Source excerpt:
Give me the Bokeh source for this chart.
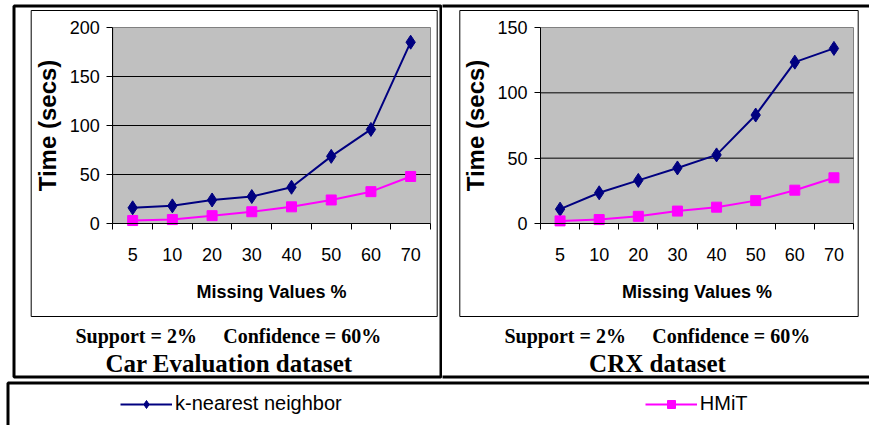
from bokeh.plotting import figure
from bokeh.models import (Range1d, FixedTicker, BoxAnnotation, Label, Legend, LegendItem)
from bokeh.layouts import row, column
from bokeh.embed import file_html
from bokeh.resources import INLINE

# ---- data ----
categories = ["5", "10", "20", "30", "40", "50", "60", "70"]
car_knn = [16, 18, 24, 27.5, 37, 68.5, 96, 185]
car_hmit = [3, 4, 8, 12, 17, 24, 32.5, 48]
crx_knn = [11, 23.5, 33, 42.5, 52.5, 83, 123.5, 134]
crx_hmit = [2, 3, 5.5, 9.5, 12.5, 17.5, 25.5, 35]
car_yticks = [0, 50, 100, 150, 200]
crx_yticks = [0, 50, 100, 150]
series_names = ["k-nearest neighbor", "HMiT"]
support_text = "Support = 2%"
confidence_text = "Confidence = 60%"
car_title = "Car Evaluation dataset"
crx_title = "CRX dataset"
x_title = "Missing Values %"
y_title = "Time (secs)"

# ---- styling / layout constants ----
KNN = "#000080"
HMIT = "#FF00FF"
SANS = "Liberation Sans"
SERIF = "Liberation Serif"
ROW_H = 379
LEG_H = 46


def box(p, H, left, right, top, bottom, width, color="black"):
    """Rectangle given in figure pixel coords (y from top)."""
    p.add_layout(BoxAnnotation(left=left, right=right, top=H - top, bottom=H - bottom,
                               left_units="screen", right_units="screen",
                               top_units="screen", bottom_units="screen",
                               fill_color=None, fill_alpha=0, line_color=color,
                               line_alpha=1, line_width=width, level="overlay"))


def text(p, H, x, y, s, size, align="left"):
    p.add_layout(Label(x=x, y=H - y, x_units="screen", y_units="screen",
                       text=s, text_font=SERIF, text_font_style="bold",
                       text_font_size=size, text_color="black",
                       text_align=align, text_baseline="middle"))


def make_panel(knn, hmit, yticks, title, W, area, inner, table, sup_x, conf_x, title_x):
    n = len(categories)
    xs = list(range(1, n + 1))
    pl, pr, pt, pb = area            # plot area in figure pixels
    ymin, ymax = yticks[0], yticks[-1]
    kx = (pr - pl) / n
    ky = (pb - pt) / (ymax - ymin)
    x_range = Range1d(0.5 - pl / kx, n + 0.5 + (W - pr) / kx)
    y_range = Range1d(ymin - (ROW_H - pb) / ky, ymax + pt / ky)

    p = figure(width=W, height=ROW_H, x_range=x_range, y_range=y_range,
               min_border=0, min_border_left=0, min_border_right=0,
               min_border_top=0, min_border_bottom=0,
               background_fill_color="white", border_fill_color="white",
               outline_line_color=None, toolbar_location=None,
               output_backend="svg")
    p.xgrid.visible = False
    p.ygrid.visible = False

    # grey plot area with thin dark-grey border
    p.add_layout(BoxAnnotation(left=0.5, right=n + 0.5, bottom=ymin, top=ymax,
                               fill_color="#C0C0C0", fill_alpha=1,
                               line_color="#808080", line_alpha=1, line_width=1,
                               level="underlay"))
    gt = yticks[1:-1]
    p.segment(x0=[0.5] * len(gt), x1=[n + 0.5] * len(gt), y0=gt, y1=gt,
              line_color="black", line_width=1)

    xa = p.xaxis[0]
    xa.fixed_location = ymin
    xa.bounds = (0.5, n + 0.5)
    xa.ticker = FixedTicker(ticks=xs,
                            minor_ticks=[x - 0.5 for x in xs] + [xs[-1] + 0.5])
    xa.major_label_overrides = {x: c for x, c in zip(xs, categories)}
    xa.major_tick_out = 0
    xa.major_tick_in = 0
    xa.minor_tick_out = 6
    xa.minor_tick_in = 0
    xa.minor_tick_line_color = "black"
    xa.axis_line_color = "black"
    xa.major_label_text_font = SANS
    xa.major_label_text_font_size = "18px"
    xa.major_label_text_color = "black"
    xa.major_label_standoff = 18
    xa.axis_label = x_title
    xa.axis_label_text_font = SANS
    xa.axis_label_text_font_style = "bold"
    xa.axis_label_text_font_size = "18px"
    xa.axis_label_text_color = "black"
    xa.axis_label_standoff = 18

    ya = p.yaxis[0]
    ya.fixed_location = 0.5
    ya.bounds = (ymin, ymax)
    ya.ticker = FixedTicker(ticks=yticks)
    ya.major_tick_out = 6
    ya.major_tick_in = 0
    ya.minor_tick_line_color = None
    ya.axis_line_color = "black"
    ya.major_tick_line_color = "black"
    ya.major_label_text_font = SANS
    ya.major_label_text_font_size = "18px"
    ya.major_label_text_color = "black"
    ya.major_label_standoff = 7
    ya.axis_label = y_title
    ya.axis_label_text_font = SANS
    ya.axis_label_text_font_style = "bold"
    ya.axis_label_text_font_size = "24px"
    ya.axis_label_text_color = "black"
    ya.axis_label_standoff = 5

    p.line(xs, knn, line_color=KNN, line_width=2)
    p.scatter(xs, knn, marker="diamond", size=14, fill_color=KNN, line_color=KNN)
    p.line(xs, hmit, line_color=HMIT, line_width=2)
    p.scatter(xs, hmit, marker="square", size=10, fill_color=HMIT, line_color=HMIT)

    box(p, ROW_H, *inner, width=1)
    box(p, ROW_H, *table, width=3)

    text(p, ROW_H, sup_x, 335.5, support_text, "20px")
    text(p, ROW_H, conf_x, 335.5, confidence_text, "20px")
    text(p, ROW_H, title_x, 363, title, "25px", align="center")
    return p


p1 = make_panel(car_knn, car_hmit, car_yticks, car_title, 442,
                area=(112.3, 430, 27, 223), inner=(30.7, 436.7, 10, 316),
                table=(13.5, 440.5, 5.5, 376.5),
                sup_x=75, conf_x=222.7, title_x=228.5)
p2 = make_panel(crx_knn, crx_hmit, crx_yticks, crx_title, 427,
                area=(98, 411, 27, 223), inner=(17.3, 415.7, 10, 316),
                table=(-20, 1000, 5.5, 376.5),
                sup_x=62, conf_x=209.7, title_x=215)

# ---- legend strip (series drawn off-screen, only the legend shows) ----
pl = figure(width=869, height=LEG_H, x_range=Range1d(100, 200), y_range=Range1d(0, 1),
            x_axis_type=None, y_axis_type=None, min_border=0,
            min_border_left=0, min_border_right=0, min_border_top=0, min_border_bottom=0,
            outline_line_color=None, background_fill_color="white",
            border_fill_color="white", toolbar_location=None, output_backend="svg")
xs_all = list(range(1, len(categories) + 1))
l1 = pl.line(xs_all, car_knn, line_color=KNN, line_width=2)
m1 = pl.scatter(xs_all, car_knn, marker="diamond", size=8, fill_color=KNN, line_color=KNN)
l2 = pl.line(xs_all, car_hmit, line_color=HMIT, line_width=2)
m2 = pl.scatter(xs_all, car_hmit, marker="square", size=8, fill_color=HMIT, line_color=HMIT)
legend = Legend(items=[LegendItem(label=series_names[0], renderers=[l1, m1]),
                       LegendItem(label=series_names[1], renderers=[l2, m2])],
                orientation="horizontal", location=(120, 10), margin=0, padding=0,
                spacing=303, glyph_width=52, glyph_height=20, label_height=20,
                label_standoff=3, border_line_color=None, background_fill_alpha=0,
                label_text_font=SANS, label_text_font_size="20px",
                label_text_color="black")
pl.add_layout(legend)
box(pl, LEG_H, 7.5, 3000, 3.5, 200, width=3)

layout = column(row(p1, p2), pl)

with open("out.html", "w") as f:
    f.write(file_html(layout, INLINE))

Brief: Transcribe all the data word for word; the images stay out.

Solution to this exercise:
Give me the Bokeh source for this chart.
from bokeh.plotting import figure
from bokeh.models import (Range1d, FixedTicker, BoxAnnotation, Label, Legend, LegendItem)
from bokeh.layouts import row, column
from bokeh.embed import file_html
from bokeh.resources import INLINE

# ---- data ----
categories = ["5", "10", "20", "30", "40", "50", "60", "70"]
car_knn = [16, 18, 24, 27.5, 37, 68.5, 96, 185]
car_hmit = [3, 4, 8, 12, 17, 24, 32.5, 48]
crx_knn = [11, 23.5, 33, 42.5, 52.5, 83, 123.5, 134]
crx_hmit = [2, 3, 5.5, 9.5, 12.5, 17.5, 25.5, 35]
car_yticks = [0, 50, 100, 150, 200]
crx_yticks = [0, 50, 100, 150]
series_names = ["k-nearest neighbor", "HMiT"]
support_text = "Support = 2%"
confidence_text = "Confidence = 60%"
car_title = "Car Evaluation dataset"
crx_title = "CRX dataset"
x_title = "Missing Values %"
y_title = "Time (secs)"

# ---- styling / layout constants ----
KNN = "#000080"
HMIT = "#FF00FF"
SANS = "Liberation Sans"
SERIF = "Liberation Serif"
ROW_H = 379
LEG_H = 46


def box(p, H, left, right, top, bottom, width, color="black"):
    """Rectangle given in figure pixel coords (y from top)."""
    p.add_layout(BoxAnnotation(left=left, right=right, top=H - top, bottom=H - bottom,
                               left_units="screen", right_units="screen",
                               top_units="screen", bottom_units="screen",
                               fill_color=None, fill_alpha=0, line_color=color,
                               line_alpha=1, line_width=width, level="overlay"))


def text(p, H, x, y, s, size, align="left"):
    p.add_layout(Label(x=x, y=H - y, x_units="screen", y_units="screen",
                       text=s, text_font=SERIF, text_font_style="bold",
                       text_font_size=size, text_color="black",
                       text_align=align, text_baseline="middle"))


def make_panel(knn, hmit, yticks, title, W, area, inner, table, sup_x, conf_x, title_x):
    n = len(categories)
    xs = list(range(1, n + 1))
    pl, pr, pt, pb = area            # plot area in figure pixels
    ymin, ymax = yticks[0], yticks[-1]
    kx = (pr - pl) / n
    ky = (pb - pt) / (ymax - ymin)
    x_range = Range1d(0.5 - pl / kx, n + 0.5 + (W - pr) / kx)
    y_range = Range1d(ymin - (ROW_H - pb) / ky, ymax + pt / ky)

    p = figure(width=W, height=ROW_H, x_range=x_range, y_range=y_range,
               min_border=0, min_border_left=0, min_border_right=0,
               min_border_top=0, min_border_bottom=0,
               background_fill_color="white", border_fill_color="white",
               outline_line_color=None, toolbar_location=None,
               output_backend="svg")
    p.xgrid.visible = False
    p.ygrid.visible = False

    # grey plot area with thin dark-grey border
    p.add_layout(BoxAnnotation(left=0.5, right=n + 0.5, bottom=ymin, top=ymax,
                               fill_color="#C0C0C0", fill_alpha=1,
                               line_color="#808080", line_alpha=1, line_width=1,
                               level="underlay"))
    gt = yticks[1:-1]
    p.segment(x0=[0.5] * len(gt), x1=[n + 0.5] * len(gt), y0=gt, y1=gt,
              line_color="black", line_width=1)

    xa = p.xaxis[0]
    xa.fixed_location = ymin
    xa.bounds = (0.5, n + 0.5)
    xa.ticker = FixedTicker(ticks=xs,
                            minor_ticks=[x - 0.5 for x in xs] + [xs[-1] + 0.5])
    xa.major_label_overrides = {x: c for x, c in zip(xs, categories)}
    xa.major_tick_out = 0
    xa.major_tick_in = 0
    xa.minor_tick_out = 6
    xa.minor_tick_in = 0
    xa.minor_tick_line_color = "black"
    xa.axis_line_color = "black"
    xa.major_label_text_font = SANS
    xa.major_label_text_font_size = "18px"
    xa.major_label_text_color = "black"
    xa.major_label_standoff = 18
    xa.axis_label = x_title
    xa.axis_label_text_font = SANS
    xa.axis_label_text_font_style = "bold"
    xa.axis_label_text_font_size = "18px"
    xa.axis_label_text_color = "black"
    xa.axis_label_standoff = 18

    ya = p.yaxis[0]
    ya.fixed_location = 0.5
    ya.bounds = (ymin, ymax)
    ya.ticker = FixedTicker(ticks=yticks)
    ya.major_tick_out = 6
    ya.major_tick_in = 0
    ya.minor_tick_line_color = None
    ya.axis_line_color = "black"
    ya.major_tick_line_color = "black"
    ya.major_label_text_font = SANS
    ya.major_label_text_font_size = "18px"
    ya.major_label_text_color = "black"
    ya.major_label_standoff = 7
    ya.axis_label = y_title
    ya.axis_label_text_font = SANS
    ya.axis_label_text_font_style = "bold"
    ya.axis_label_text_font_size = "24px"
    ya.axis_label_text_color = "black"
    ya.axis_label_standoff = 5

    p.line(xs, knn, line_color=KNN, line_width=2)
    p.scatter(xs, knn, marker="diamond", size=14, fill_color=KNN, line_color=KNN)
    p.line(xs, hmit, line_color=HMIT, line_width=2)
    p.scatter(xs, hmit, marker="square", size=10, fill_color=HMIT, line_color=HMIT)

    box(p, ROW_H, *inner, width=1)
    box(p, ROW_H, *table, width=3)

    text(p, ROW_H, sup_x, 335.5, support_text, "20px")
    text(p, ROW_H, conf_x, 335.5, confidence_text, "20px")
    text(p, ROW_H, title_x, 363, title, "25px", align="center")
    return p


p1 = make_panel(car_knn, car_hmit, car_yticks, car_title, 442,
                area=(112.3, 430, 27, 223), inner=(30.7, 436.7, 10, 316),
                table=(13.5, 440.5, 5.5, 376.5),
                sup_x=75, conf_x=222.7, title_x=228.5)
p2 = make_panel(crx_knn, crx_hmit, crx_yticks, crx_title, 427,
                area=(98, 411, 27, 223), inner=(17.3, 415.7, 10, 316),
                table=(-20, 1000, 5.5, 376.5),
                sup_x=62, conf_x=209.7, title_x=215)

# ---- legend strip (series drawn off-screen, only the legend shows) ----
pl = figure(width=869, height=LEG_H, x_range=Range1d(100, 200), y_range=Range1d(0, 1),
            x_axis_type=None, y_axis_type=None, min_border=0,
            min_border_left=0, min_border_right=0, min_border_top=0, min_border_bottom=0,
            outline_line_color=None, background_fill_color="white",
            border_fill_color="white", toolbar_location=None, output_backend="svg")
xs_all = list(range(1, len(categories) + 1))
l1 = pl.line(xs_all, car_knn, line_color=KNN, line_width=2)
m1 = pl.scatter(xs_all, car_knn, marker="diamond", size=8, fill_color=KNN, line_color=KNN)
l2 = pl.line(xs_all, car_hmit, line_color=HMIT, line_width=2)
m2 = pl.scatter(xs_all, car_hmit, marker="square", size=8, fill_color=HMIT, line_color=HMIT)
legend = Legend(items=[LegendItem(label=series_names[0], renderers=[l1, m1]),
                       LegendItem(label=series_names[1], renderers=[l2, m2])],
                orientation="horizontal", location=(120, 10), margin=0, padding=0,
                spacing=303, glyph_width=52, glyph_height=20, label_height=20,
                label_standoff=3, border_line_color=None, background_fill_alpha=0,
                label_text_font=SANS, label_text_font_size="20px",
                label_text_color="black")
pl.add_layout(legend)
box(pl, LEG_H, 7.5, 3000, 3.5, 200, width=3)

layout = column(row(p1, p2), pl)

with open("out.html", "w") as f:
    f.write(file_html(layout, INLINE))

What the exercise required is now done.